Short task: Exactly as written, quote every line that follows, skipping the images.

Stored data:
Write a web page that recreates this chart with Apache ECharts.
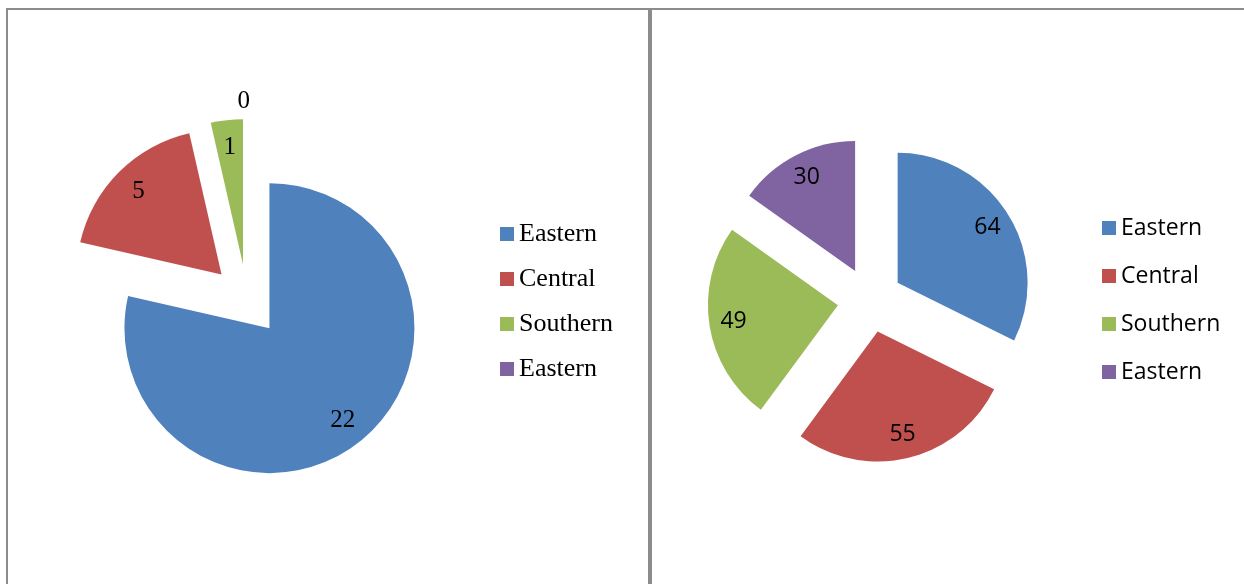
<!DOCTYPE html>
<html>
<head>
<meta charset="utf-8">
<script src="https://cdn.jsdelivr.net/npm/echarts@6/dist/echarts.min.js"></script>
<style>
  html, body { margin: 0; padding: 0; background: #fff; }
  #main { width: 1244px; height: 584px; }
</style>
</head>
<body>
<div id="main"></div>
<script>
// data
const categories = ['Eastern', 'Central', 'Southern', 'Eastern'];
const leftValues = [22, 5, 1, 0];
const rightValues = [64, 55, 49, 30];
const colors = ['#4F81BD', '#C0504D', '#9BBB59', '#8064A2'];

const serif = '"Liberation Serif", "Times New Roman", serif';
const sans = '"Open Sans", "Liberation Sans", sans-serif';

// the two "Eastern" entries need their own keys, or the legend merges them
const key = i => categories[i] + '#' + i;

function pieData(values, withStyle) {
  return values.map((v, i) => {
    const item = { name: key(i), value: v, selected: true };
    if (withStyle) item.itemStyle = { color: colors[i] };
    return item;
  });
}

// visible slices
function slices(values, center, r, offset) {
  return {
    type: 'pie',
    center: center,
    radius: [0, r],
    startAngle: 90,
    clockwise: true,
    selectedMode: 'multiple',
    selectedOffset: offset,
    avoidLabelOverlap: false,
    animation: false,
    label: { show: false },
    labelLine: { show: false },
    emphasis: { disabled: true },
    select: { itemStyle: { borderWidth: 0 } },
    itemStyle: { borderWidth: 0 },
    data: pieData(values, true)
  };
}

// transparent ring on top, only there to put the value labels at ~0.8 r
function labels(values, center, r, offset, font, size) {
  const data = pieData(values, false);
  data.forEach((d, i) => {
    if (values[i] === 0) {
      d.label = { position: 'outside' };
      d.labelLine = { show: false, length: 18, length2: -8 };
    }
  });
  return {
    type: 'pie',
    center: center,
    radius: [r * 0.58, r],
    startAngle: 90,
    clockwise: true,
    selectedMode: 'multiple',
    selectedOffset: offset,
    avoidLabelOverlap: false,
    animation: false,
    silent: true,
    itemStyle: { color: 'rgba(0,0,0,0)', borderWidth: 0 },
    emphasis: { disabled: true },
    select: { itemStyle: { color: 'rgba(0,0,0,0)', borderWidth: 0 } },
    label: {
      show: true,
      position: 'inside',
      formatter: p => String(p.value),
      color: '#000',
      fontFamily: font,
      fontSize: size
    },
    labelLine: { show: false },
    data: data
  };
}

function legend(left, top, gap, font, size) {
  return {
    orient: 'vertical',
    left: left,
    top: top,
    padding: 0,
    icon: 'rect',
    itemWidth: 14,
    itemHeight: 14,
    itemGap: gap,
    selectedMode: false,
    data: categories.map((c, i) => key(i)),
    formatter: n => n.split('#')[0],
    textStyle: { color: '#000', fontFamily: font, fontSize: size, lineHeight: 30 }
  };
}

const chart = echarts.init(document.getElementById('main'), null, { renderer: 'canvas' });
chart.setOption({
  backgroundColor: '#ffffff',
  animation: false,
  graphic: [
    { type: 'rect', shape: { x: 7, y: 9, width: 642, height: 600 },
      style: { fill: 'none', stroke: '#8c8c8c', lineWidth: 2 } },
    { type: 'rect', shape: { x: 651, y: 9, width: 700, height: 600 },
      style: { fill: 'none', stroke: '#8c8c8c', lineWidth: 2 } }
  ],
  legend: [
    legend(500, 219, 15, serif, 26),
    legend(1102, 213, 18, sans, 23)
  ],
  series: [
    slices(leftValues, [247, 300], 145, 36),
    slices(rightValues, [870, 300], 130, 32.5),
    labels(leftValues, [247, 300], 145, 36, serif, 25),
    labels(rightValues, [870, 300], 130, 32.5, sans, 23)
  ]
});
</script>
</body>
</html>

The completed task:
Write a web page that recreates this chart with Apache ECharts.
<!DOCTYPE html>
<html>
<head>
<meta charset="utf-8">
<script src="https://cdn.jsdelivr.net/npm/echarts@6/dist/echarts.min.js"></script>
<style>
  html, body { margin: 0; padding: 0; background: #fff; }
  #main { width: 1244px; height: 584px; }
</style>
</head>
<body>
<div id="main"></div>
<script>
// data
const categories = ['Eastern', 'Central', 'Southern', 'Eastern'];
const leftValues = [22, 5, 1, 0];
const rightValues = [64, 55, 49, 30];
const colors = ['#4F81BD', '#C0504D', '#9BBB59', '#8064A2'];

const serif = '"Liberation Serif", "Times New Roman", serif';
const sans = '"Open Sans", "Liberation Sans", sans-serif';

// the two "Eastern" entries need their own keys, or the legend merges them
const key = i => categories[i] + '#' + i;

function pieData(values, withStyle) {
  return values.map((v, i) => {
    const item = { name: key(i), value: v, selected: true };
    if (withStyle) item.itemStyle = { color: colors[i] };
    return item;
  });
}

// visible slices
function slices(values, center, r, offset) {
  return {
    type: 'pie',
    center: center,
    radius: [0, r],
    startAngle: 90,
    clockwise: true,
    selectedMode: 'multiple',
    selectedOffset: offset,
    avoidLabelOverlap: false,
    animation: false,
    label: { show: false },
    labelLine: { show: false },
    emphasis: { disabled: true },
    select: { itemStyle: { borderWidth: 0 } },
    itemStyle: { borderWidth: 0 },
    data: pieData(values, true)
  };
}

// transparent ring on top, only there to put the value labels at ~0.8 r
function labels(values, center, r, offset, font, size) {
  const data = pieData(values, false);
  data.forEach((d, i) => {
    if (values[i] === 0) {
      d.label = { position: 'outside' };
      d.labelLine = { show: false, length: 18, length2: -8 };
    }
  });
  return {
    type: 'pie',
    center: center,
    radius: [r * 0.58, r],
    startAngle: 90,
    clockwise: true,
    selectedMode: 'multiple',
    selectedOffset: offset,
    avoidLabelOverlap: false,
    animation: false,
    silent: true,
    itemStyle: { color: 'rgba(0,0,0,0)', borderWidth: 0 },
    emphasis: { disabled: true },
    select: { itemStyle: { color: 'rgba(0,0,0,0)', borderWidth: 0 } },
    label: {
      show: true,
      position: 'inside',
      formatter: p => String(p.value),
      color: '#000',
      fontFamily: font,
      fontSize: size
    },
    labelLine: { show: false },
    data: data
  };
}

function legend(left, top, gap, font, size) {
  return {
    orient: 'vertical',
    left: left,
    top: top,
    padding: 0,
    icon: 'rect',
    itemWidth: 14,
    itemHeight: 14,
    itemGap: gap,
    selectedMode: false,
    data: categories.map((c, i) => key(i)),
    formatter: n => n.split('#')[0],
    textStyle: { color: '#000', fontFamily: font, fontSize: size, lineHeight: 30 }
  };
}

const chart = echarts.init(document.getElementById('main'), null, { renderer: 'canvas' });
chart.setOption({
  backgroundColor: '#ffffff',
  animation: false,
  graphic: [
    { type: 'rect', shape: { x: 7, y: 9, width: 642, height: 600 },
      style: { fill: 'none', stroke: '#8c8c8c', lineWidth: 2 } },
    { type: 'rect', shape: { x: 651, y: 9, width: 700, height: 600 },
      style: { fill: 'none', stroke: '#8c8c8c', lineWidth: 2 } }
  ],
  legend: [
    legend(500, 219, 15, serif, 26),
    legend(1102, 213, 18, sans, 23)
  ],
  series: [
    slices(leftValues, [247, 300], 145, 36),
    slices(rightValues, [870, 300], 130, 32.5),
    labels(leftValues, [247, 300], 145, 36, serif, 25),
    labels(rightValues, [870, 300], 130, 32.5, sans, 23)
  ]
});
</script>
</body>
</html>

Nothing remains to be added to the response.